* [Do this]: Below are records; count the lines in them that hold "Clone" and give only the count.

* [Records shown]:
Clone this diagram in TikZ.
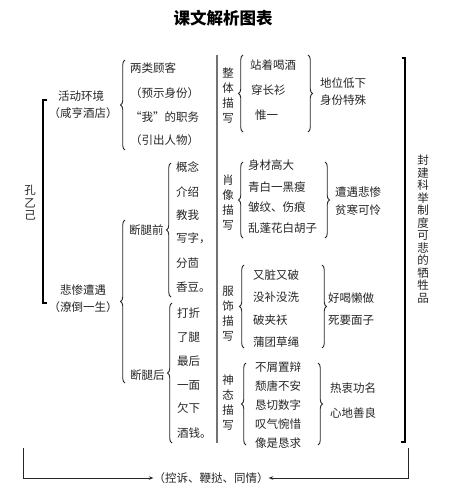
\documentclass[tikz,border=0pt]{standalone}
\usepackage{fontspec}
\setmainfont{Noto Sans CJK SC}
\usetikzlibrary{decorations.pathreplacing,arrows.meta}
\begin{document}
\begin{tikzpicture}[x=1pt,y=-1pt,
  txt/.style={inner sep=0pt, font=\fontsize{11.5}{13}\selectfont, text=black!85},
  item/.style={txt, anchor=west},
  vert/.style={txt, align=center, font=\fontsize{11.5}{15}\selectfont},
  lbrace/.style={draw=black!85, line width=0.9pt, decorate, decoration={brace, amplitude=4.5pt}},
  bracket/.style={draw=black, line width=1.4pt},
  sep/.style={draw=black!55, line width=1.1pt},
  conn/.style={draw=black!85, line width=0.8pt, -{Stealth[length=4.5pt,width=3.5pt]}}
]
\useasboundingbox (0,0) rectangle (455,495);
\fill[white] (0,0) rectangle (455,495);

% title
\node[inner sep=0pt, font=\fontsize{16.5}{18}\selectfont\bfseries] (title) at (223,18) {课文解析图表};

% left column
\node[vert, font=\fontsize{11.5}{12.5}\selectfont] (kong) at (30,203) {孔\\乙\\己};
\draw[bracket] (46.5,100) -- (43,100) -- (43,303) -- (47,303);
\node[txt] (env) at (81,96) {活动环境};
\node[txt] (envb) at (83,113) {（咸亨酒店）};
\node[txt] (fate) at (83,290) {悲惨遭遇};
\node[txt] (fateb) at (83,307) {（潦倒一生）};

% environment brace and items
\draw[lbrace] (125,150) -- (125,60);
\node[item] (e1) at (130,68) {两类顾客};
\node[item] (e2) at (130,93) {（预示身份）};
\node[item] (e3) at (130,117) {“我”的职务};
\node[item] (e4) at (130,140) {（引出人物）};

% fate brace
\draw[lbrace] (125,383) -- (125,220);
\node[item] (before) at (129,230) {断腿前};
\node[item] (after) at (130,375) {断腿后};
\draw[lbrace] (171,297) -- (171,163);
\draw[lbrace] (172,443) -- (172,303);
\node[item] (b1) at (176,167) {概念};
\node[item] (b2) at (176,192) {介绍};
\node[item] (b3) at (176,215) {教我};
\node[item] (b4) at (176,238) {写字，};
\node[item] (b5) at (176,263) {分茴};
\node[item] (b6) at (176,287) {香豆。};
\node[item] (a1) at (177,313) {打折};
\node[item] (a2) at (177,337) {了腿};
\node[item] (a3) at (177,361) {最后};
\node[item] (a4) at (177,386) {一面};
\node[item] (a5) at (177,408) {欠下};
\node[item] (a6) at (177,433) {酒钱。};

% separator
\draw[sep] (217,55) -- (217,443);

% descriptions
\node[vert] (d1) at (228,96) {整\\体\\描\\写};
\node[vert] (d2) at (228,203) {肖\\像\\描\\写};
\node[vert] (d3) at (228,314) {服\\饰\\描\\写};
\node[vert] (d4) at (228,403) {神\\态\\描\\写};

% whole
\draw[lbrace] (243,132) -- (243,55);
\node[item] (w1) at (250,65) {站着喝酒};
\node[item] (w2) at (251,90) {穿长衫};
\node[item] (w3) at (255,115) {惟一};
\draw[lbrace] (308,55) -- (308,132);
\node[item] (w4) at (320,83) {地位低下};
\node[item] (w5) at (320,100) {身份特殊};

% portrait
\draw[lbrace] (243,238) -- (243,162);
\node[item] (p1) at (248,165) {身材高大};
\node[item] (p2) at (248,187) {青白一黑瘦};
\node[item] (p3) at (248,207) {皱纹、伤痕};
\node[item] (p4) at (248,228) {乱蓬花白胡子};
\draw[lbrace] (325,162) -- (325,238);
\node[item] (p5) at (335,192) {遭遇悲惨};
\node[item] (p6) at (335,210) {贫寒可怜};

% clothing
\draw[lbrace] (244,348) -- (244,265);
\node[item] (c1) at (253,275) {又脏又破};
\node[item] (c2) at (253,297) {没补没洗};
\node[item] (c3) at (253,320) {破夹袄};
\node[item] (c4) at (253,342) {蒲团草绳};
\draw[lbrace] (322,265) -- (322,348);
\node[item] (c5) at (328,298) {好喝懒做};
\node[item] (c6) at (328,320) {死要面子};

% manner
\draw[lbrace] (246,445) -- (246,363);
\node[item] (m1) at (255,367) {不屑置辩};
\node[item] (m2) at (255,386) {颓唐不安};
\node[item] (m3) at (255,405) {恳切数字};
\node[item] (m4) at (255,424) {叹气惋惜};
\node[item] (m5) at (255,443) {像是恳求};
\draw[lbrace] (318,363) -- (318,445);
\node[item] (m6) at (330,388) {热衷功名};
\node[item] (m7) at (330,413) {心地善良};

% right bracket and conclusion
\draw[bracket] (401.5,58) -- (405,58) -- (405,442) -- (401,442);
\node[vert, font=\fontsize{11.5}{12.5}\selectfont] (concl) at (423,229) {封\\建\\科\\举\\制\\度\\可\\悲\\的\\牺\\牲\\品};

% bottom
\node[txt] (bottom) at (211,478) {（控诉、鞭挞、同情）};
\coordinate (lstart) at (23,448);
\coordinate (rstart) at (408,448);
\draw[conn] (lstart) |- (bottom.west);
\draw[conn] (rstart) |- (bottom.east);
\end{tikzpicture}
\end{document}
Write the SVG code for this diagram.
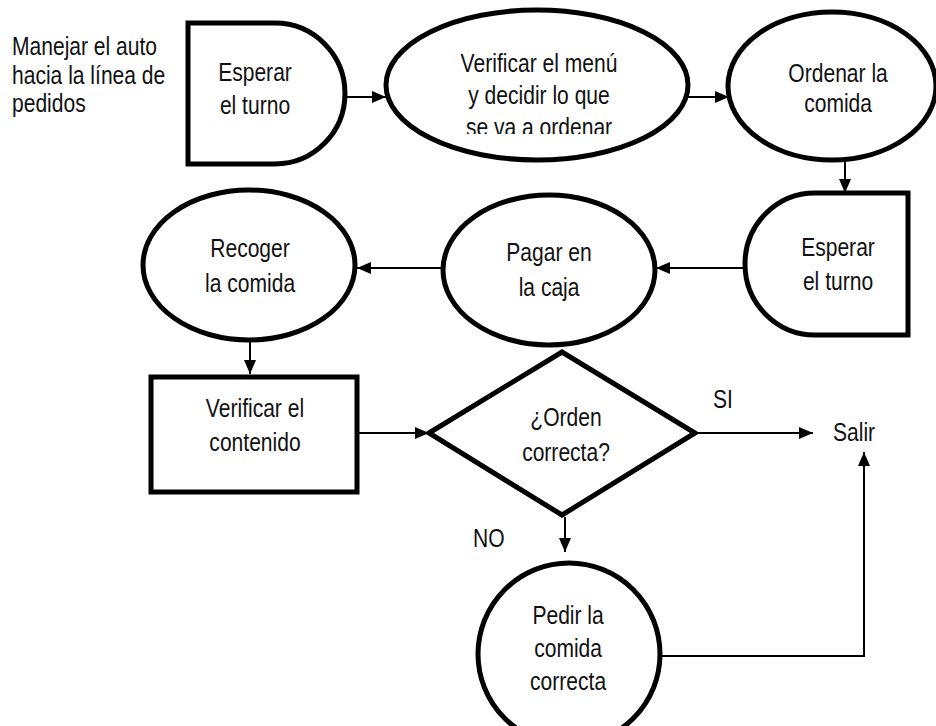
<svg xmlns="http://www.w3.org/2000/svg" width="936" height="726" viewBox="0 0 936 726">
  <defs>
    <style>
      .shape { fill: #ffffff; stroke: #000000; stroke-width: 5; }
      .line { fill: none; stroke: #000000; stroke-width: 2; }
      text { font-family: "Liberation Sans", Arial, sans-serif; font-size: 26px; fill: #111111;
             transform-box: fill-box; transform-origin: 0 50%; transform: scaleX(0.81); }
      .c { text-anchor: middle; transform-origin: 50% 50%; }
    </style>
    <marker id="arrow" viewBox="0 0 14 12" refX="14" refY="6" markerWidth="14" markerHeight="12" markerUnits="userSpaceOnUse" orient="auto">
      <path d="M0,0 L14,6 L0,12 Z" fill="#000000"/>
    </marker>
    <clipPath id="menuClip">
      <rect x="380" y="0" width="320" height="134"/>
    </clipPath>
  </defs>
  <rect width="936" height="726" fill="#ffffff"/>

  <!-- connectors -->
  <g id="connectors">
    <line class="line" x1="345" y1="97" x2="386" y2="97" marker-end="url(#arrow)"/>
    <line class="line" x1="688" y1="97" x2="729" y2="97" marker-end="url(#arrow)"/>
    <line class="line" x1="845" y1="160" x2="845" y2="193" marker-end="url(#arrow)"/>
    <line class="line" x1="745" y1="268" x2="656" y2="268" marker-end="url(#arrow)"/>
    <line class="line" x1="443" y1="268" x2="357" y2="268" marker-end="url(#arrow)"/>
    <line class="line" x1="250" y1="342" x2="250" y2="374" marker-end="url(#arrow)"/>
    <line class="line" x1="357" y1="433" x2="429" y2="433" marker-end="url(#arrow)"/>
    <line class="line" x1="695" y1="433" x2="813" y2="433" marker-end="url(#arrow)"/>
    <line class="line" x1="565" y1="517" x2="565" y2="552" marker-end="url(#arrow)"/>
    <polyline class="line" points="660,656 864,656 864,452" marker-end="url(#arrow)"/>
  </g>

  <!-- start note -->
  <g id="start">
    <text x="12" y="55">Manejar el auto</text>
    <text x="12" y="84">hacia la línea de</text>
    <text x="12" y="112">pedidos</text>
  </g>

  <g id="esperar1">
    <path class="shape" d="M188,23 H275 A70,70.5 0 0 1 275,164 H188 Z"/>
    <text class="c" x="255" y="81">Esperar</text>
    <text class="c" x="255" y="114">el turno</text>
  </g>

  <g id="verificar-menu">
    <ellipse class="shape" cx="537" cy="85" rx="151" ry="75"/>
    <text class="c" x="539" y="72">Verificar el menú</text>
    <text class="c" x="539" y="104">y decidir lo que</text>
    <g clip-path="url(#menuClip)">
      <text class="c" x="539" y="136">se va a ordenar</text>
    </g>
  </g>

  <g id="ordenar">
    <ellipse class="shape" cx="832" cy="86" rx="104" ry="74"/>
    <text class="c" x="838" y="82">Ordenar la</text>
    <text class="c" x="838" y="112">comida</text>
  </g>

  <g id="esperar2">
    <path class="shape" d="M908,193 V335 H815 A70,71 0 0 1 815,193 Z"/>
    <text class="c" x="838" y="256">Esperar</text>
    <text class="c" x="838" y="290">el turno</text>
  </g>

  <g id="pagar">
    <ellipse class="shape" cx="549" cy="270" rx="106" ry="75"/>
    <text class="c" x="549" y="261">Pagar en</text>
    <text class="c" x="549" y="296">la caja</text>
  </g>

  <g id="recoger">
    <ellipse class="shape" cx="249" cy="265" rx="106" ry="75"/>
    <text class="c" x="250" y="257">Recoger</text>
    <text class="c" x="250" y="292">la comida</text>
  </g>

  <g id="verificar-contenido">
    <rect class="shape" x="151" y="377" width="206" height="115"/>
    <text class="c" x="255" y="417">Verificar el</text>
    <text class="c" x="255" y="451">contenido</text>
  </g>

  <g id="decision">
    <polygon class="shape" points="429,433 562,352 695,433 562,515"/>
    <text class="c" x="566" y="426">¿Orden</text>
    <text class="c" x="566" y="461">correcta?</text>
  </g>

  <g id="labels">
    <text x="713" y="408">SI</text>
    <text x="473" y="547">NO</text>
  </g>

  <g id="salir">
    <text x="833" y="441">Salir</text>
  </g>

  <g id="pedir">
    <circle class="shape" cx="569" cy="654" r="91"/>
    <text class="c" x="568" y="624">Pedir la</text>
    <text class="c" x="568" y="657">comida</text>
    <text class="c" x="568" y="690">correcta</text>
  </g>
</svg>
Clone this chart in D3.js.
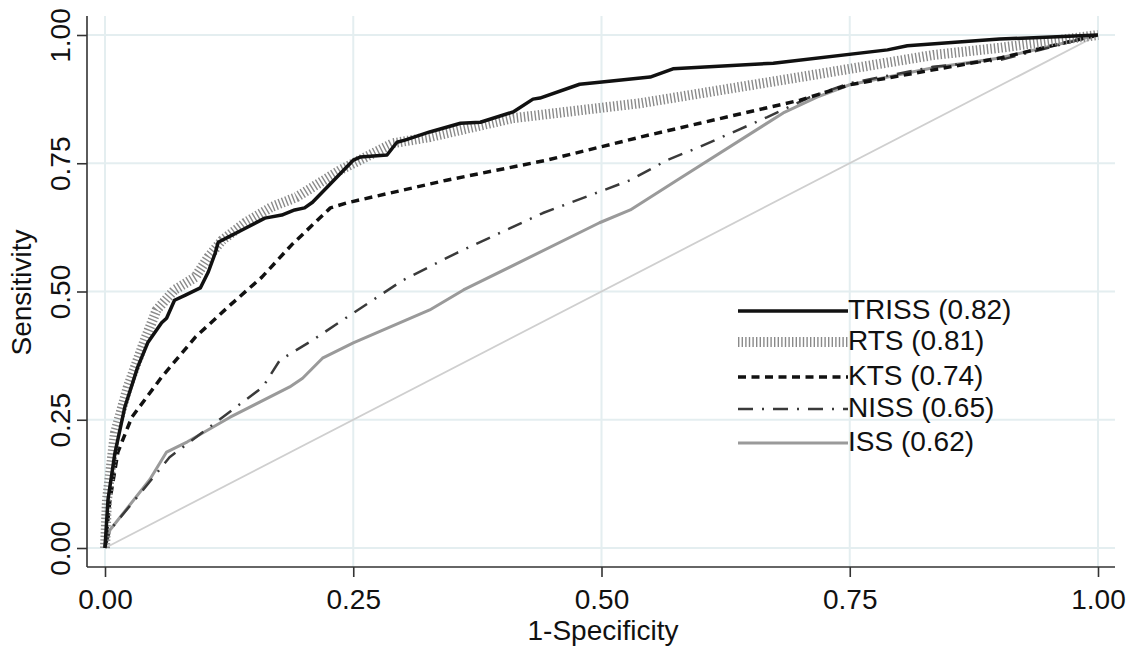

* [Correct response]: 2